Input for this task
═══

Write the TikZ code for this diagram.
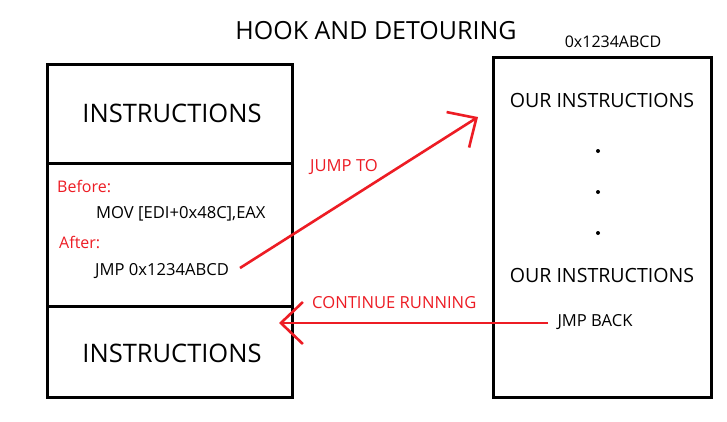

═══

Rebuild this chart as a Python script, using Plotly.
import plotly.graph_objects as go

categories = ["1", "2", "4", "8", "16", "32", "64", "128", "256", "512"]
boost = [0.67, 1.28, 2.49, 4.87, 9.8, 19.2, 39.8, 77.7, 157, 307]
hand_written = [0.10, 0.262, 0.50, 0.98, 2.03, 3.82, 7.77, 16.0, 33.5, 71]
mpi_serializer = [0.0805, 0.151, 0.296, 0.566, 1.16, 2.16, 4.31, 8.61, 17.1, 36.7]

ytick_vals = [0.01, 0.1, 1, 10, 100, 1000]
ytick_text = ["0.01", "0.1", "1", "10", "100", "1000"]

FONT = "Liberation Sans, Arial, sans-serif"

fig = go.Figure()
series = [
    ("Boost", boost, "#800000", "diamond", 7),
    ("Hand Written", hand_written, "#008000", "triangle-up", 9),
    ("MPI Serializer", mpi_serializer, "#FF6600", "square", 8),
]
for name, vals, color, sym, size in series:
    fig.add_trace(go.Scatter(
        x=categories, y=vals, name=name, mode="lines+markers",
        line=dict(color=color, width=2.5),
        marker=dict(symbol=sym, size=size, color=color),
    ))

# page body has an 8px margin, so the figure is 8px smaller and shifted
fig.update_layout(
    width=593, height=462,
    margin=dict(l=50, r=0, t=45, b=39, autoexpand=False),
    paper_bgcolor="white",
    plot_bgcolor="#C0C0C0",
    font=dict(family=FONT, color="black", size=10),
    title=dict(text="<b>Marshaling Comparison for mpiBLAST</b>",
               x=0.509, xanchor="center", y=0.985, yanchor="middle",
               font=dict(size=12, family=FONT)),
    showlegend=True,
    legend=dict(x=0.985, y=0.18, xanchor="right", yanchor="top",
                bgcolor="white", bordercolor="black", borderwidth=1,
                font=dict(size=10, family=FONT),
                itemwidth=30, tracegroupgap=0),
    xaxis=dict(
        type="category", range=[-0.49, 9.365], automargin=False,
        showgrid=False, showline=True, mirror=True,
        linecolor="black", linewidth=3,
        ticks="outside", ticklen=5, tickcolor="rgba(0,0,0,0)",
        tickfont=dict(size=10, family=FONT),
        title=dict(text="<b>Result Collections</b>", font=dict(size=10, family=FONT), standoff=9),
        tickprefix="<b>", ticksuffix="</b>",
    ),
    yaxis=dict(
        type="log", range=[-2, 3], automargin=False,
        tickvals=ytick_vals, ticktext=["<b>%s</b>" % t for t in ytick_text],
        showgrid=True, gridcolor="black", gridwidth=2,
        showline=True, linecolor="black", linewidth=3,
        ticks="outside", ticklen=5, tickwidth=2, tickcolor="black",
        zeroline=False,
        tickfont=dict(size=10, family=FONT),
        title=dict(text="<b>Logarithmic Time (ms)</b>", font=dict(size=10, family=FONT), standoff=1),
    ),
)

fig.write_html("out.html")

═══

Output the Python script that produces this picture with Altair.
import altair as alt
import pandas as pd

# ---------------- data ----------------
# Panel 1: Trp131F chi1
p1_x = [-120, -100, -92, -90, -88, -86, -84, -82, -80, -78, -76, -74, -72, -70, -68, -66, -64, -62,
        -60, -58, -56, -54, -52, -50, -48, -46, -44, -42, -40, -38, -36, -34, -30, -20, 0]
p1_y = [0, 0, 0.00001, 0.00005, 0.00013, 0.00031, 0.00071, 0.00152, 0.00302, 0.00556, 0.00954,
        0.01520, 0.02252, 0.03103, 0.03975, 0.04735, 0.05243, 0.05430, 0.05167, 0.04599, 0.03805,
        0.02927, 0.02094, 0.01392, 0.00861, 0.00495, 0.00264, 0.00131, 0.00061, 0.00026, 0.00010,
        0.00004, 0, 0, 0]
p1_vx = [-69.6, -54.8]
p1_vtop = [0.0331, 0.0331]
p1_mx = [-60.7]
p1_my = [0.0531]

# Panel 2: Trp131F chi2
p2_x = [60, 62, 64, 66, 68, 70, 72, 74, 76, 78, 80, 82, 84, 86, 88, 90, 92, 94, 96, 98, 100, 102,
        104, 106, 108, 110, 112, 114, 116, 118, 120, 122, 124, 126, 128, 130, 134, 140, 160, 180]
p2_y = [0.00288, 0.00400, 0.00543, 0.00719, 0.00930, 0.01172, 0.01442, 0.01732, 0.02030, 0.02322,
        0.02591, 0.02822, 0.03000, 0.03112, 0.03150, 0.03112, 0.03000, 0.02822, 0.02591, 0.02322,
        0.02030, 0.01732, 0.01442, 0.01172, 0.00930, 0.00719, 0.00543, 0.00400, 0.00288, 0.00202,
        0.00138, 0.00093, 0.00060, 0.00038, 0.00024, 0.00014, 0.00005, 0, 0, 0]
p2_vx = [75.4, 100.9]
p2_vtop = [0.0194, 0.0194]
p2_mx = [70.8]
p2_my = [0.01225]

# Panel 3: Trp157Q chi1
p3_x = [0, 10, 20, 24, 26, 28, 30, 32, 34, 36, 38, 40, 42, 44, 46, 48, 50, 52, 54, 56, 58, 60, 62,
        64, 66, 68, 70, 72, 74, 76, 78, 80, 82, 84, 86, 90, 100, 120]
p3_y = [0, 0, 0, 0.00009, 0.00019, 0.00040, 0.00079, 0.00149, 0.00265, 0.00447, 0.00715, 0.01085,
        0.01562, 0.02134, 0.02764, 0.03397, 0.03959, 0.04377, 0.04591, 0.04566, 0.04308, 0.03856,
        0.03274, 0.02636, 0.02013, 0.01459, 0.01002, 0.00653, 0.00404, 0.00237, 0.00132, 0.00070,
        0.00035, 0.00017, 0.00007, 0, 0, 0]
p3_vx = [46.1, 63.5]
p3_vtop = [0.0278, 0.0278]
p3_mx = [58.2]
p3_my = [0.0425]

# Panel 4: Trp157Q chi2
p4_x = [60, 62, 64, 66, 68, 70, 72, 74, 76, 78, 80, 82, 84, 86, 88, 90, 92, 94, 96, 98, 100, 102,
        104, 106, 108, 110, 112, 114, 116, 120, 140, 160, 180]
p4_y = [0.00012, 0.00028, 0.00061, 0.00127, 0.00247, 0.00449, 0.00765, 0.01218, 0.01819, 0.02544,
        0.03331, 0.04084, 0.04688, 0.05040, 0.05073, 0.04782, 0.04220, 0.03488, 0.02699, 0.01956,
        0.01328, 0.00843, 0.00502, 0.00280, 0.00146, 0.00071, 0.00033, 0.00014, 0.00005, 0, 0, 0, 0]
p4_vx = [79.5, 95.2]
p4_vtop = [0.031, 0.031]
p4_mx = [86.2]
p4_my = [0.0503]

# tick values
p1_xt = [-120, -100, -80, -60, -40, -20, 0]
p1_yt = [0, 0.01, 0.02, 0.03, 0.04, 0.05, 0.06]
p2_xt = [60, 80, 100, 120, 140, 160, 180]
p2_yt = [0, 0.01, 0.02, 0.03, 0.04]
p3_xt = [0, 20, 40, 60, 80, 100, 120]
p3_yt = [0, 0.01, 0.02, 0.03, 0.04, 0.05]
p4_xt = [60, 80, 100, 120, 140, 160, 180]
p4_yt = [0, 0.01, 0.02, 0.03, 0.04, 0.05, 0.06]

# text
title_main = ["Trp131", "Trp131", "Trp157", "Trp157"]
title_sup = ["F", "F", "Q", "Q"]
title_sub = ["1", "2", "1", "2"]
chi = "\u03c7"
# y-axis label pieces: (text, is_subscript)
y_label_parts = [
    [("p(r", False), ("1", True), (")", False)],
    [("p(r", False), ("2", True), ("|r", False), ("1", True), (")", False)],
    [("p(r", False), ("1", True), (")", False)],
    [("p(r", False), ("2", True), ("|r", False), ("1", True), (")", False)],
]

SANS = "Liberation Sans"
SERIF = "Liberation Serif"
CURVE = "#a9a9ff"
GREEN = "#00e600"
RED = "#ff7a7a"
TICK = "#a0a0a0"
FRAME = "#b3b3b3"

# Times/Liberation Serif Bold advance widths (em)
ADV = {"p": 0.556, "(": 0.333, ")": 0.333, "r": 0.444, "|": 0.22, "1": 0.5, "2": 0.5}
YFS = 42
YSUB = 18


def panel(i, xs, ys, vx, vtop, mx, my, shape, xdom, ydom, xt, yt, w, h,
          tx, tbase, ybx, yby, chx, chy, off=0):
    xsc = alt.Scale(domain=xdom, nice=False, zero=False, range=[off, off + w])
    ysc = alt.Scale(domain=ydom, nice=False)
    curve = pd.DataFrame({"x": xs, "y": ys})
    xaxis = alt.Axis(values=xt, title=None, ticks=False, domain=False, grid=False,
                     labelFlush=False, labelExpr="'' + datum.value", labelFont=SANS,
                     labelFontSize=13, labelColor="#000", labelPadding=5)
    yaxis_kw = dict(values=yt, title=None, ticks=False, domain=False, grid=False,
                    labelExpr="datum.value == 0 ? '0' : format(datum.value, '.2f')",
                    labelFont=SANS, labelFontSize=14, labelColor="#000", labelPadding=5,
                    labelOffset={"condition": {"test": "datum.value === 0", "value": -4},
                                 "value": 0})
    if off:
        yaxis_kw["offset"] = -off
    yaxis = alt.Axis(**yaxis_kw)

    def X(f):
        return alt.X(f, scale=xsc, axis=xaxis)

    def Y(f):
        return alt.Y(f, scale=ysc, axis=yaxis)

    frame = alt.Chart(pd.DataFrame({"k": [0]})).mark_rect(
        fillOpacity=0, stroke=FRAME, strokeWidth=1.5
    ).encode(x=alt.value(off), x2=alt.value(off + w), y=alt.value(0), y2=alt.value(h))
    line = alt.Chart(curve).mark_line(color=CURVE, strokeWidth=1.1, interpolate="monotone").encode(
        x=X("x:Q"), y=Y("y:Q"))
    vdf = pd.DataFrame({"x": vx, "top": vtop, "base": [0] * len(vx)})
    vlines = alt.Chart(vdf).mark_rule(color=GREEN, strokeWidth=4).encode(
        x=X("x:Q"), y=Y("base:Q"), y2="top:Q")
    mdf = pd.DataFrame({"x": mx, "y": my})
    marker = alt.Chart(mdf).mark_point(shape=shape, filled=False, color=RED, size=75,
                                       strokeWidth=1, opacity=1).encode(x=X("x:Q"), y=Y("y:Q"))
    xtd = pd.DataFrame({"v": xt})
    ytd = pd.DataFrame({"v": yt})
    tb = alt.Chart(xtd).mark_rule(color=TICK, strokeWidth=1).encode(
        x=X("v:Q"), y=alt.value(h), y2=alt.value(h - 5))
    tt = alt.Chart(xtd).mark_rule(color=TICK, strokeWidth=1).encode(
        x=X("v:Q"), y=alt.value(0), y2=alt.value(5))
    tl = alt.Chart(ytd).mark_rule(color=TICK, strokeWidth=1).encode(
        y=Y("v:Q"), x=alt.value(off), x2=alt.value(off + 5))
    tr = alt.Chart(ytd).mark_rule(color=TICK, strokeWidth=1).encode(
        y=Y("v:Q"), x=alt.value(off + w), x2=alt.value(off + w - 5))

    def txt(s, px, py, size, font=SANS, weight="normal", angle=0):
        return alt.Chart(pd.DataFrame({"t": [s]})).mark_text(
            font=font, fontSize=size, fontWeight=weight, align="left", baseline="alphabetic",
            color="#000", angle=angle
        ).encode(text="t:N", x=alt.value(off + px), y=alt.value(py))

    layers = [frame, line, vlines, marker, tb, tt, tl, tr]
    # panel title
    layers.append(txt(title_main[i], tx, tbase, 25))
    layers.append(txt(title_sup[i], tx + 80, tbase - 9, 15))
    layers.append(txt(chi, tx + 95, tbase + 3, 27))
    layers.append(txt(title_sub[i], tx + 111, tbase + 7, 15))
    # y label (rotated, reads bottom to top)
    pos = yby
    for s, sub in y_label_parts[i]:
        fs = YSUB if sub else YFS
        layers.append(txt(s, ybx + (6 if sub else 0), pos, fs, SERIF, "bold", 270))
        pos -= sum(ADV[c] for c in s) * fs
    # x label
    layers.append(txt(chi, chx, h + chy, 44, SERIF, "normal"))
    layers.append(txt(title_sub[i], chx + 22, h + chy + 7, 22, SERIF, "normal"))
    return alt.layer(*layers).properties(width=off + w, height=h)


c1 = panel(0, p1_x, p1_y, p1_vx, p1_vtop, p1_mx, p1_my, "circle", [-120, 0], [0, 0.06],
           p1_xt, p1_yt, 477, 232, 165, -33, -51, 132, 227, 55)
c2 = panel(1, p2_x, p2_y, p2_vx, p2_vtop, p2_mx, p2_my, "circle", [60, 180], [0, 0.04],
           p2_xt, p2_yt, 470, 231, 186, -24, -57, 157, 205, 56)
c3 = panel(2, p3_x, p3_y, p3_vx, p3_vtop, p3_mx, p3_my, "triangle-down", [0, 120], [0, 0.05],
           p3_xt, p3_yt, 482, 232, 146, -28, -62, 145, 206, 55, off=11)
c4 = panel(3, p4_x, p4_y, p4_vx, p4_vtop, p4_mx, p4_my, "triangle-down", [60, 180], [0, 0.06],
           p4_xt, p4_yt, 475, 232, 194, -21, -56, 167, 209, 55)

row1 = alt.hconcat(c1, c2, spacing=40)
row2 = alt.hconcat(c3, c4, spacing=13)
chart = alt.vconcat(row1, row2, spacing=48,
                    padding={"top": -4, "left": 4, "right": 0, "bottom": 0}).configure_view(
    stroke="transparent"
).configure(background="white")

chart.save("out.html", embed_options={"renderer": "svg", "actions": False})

═══

Set task
Only the lines from the one with "Output the Python" up to the one with "import pandas as pd" should be repeated, both included, exactly as they appear.

Task output
Output the Python script that produces this picture with Altair.
import altair as alt
import pandas as pd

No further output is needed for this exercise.